The Daily Ledger
- Type: Daily newspaper
- Owner: USA Today Co.
- Publisher: David Adams
- Editor: Alyse Thompson
- Founded: September 20, 1850; 175 years ago, as The Illinois Public Ledger
- Headquarters: 53 West Elm Street, Canton, Illinois 61520, United States
- OCLC number: 28365215
- Website: cantondailyledger.com

= The Daily Ledger =

Newspaper in Canton, Illinois

The Daily Ledger is an American daily newspaper published Monday through Friday mornings, and Saturday mornings, in Canton, Illinois. It is owned by USA Today Co.

The Ledger also publishes a free shopper publication, The Fulton County Shopper. Both the shopper and the daily circulate throughout Fulton County, Illinois.
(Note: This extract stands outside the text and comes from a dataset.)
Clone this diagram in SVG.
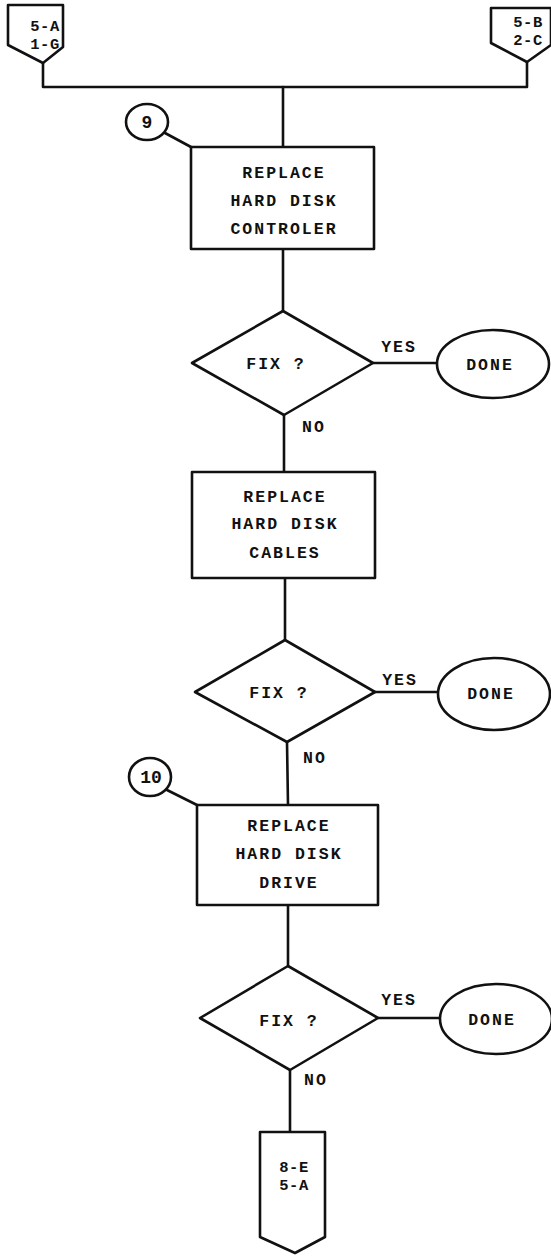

The Ledger name dates to 1850, when The Illinois Public Ledger, a weekly newspaper, was founded in Lewistown, Illinois, the Fulton County seat; it moved to Canton in 1854, under the name Fulton Ledger. It adopted a daily publication schedule, as the Canton Daily Ledger, October 3, 1912, and absorbed the Canton Daily Register in 1926; the combined paper was known as the Canton Daily Ledger and Daily Register until 1961.

In 1987, the paper was acquired by Hollinger. Former owner GateHouse Media purchased roughly 160 daily and weekly newspapers from Hollinger in 1997.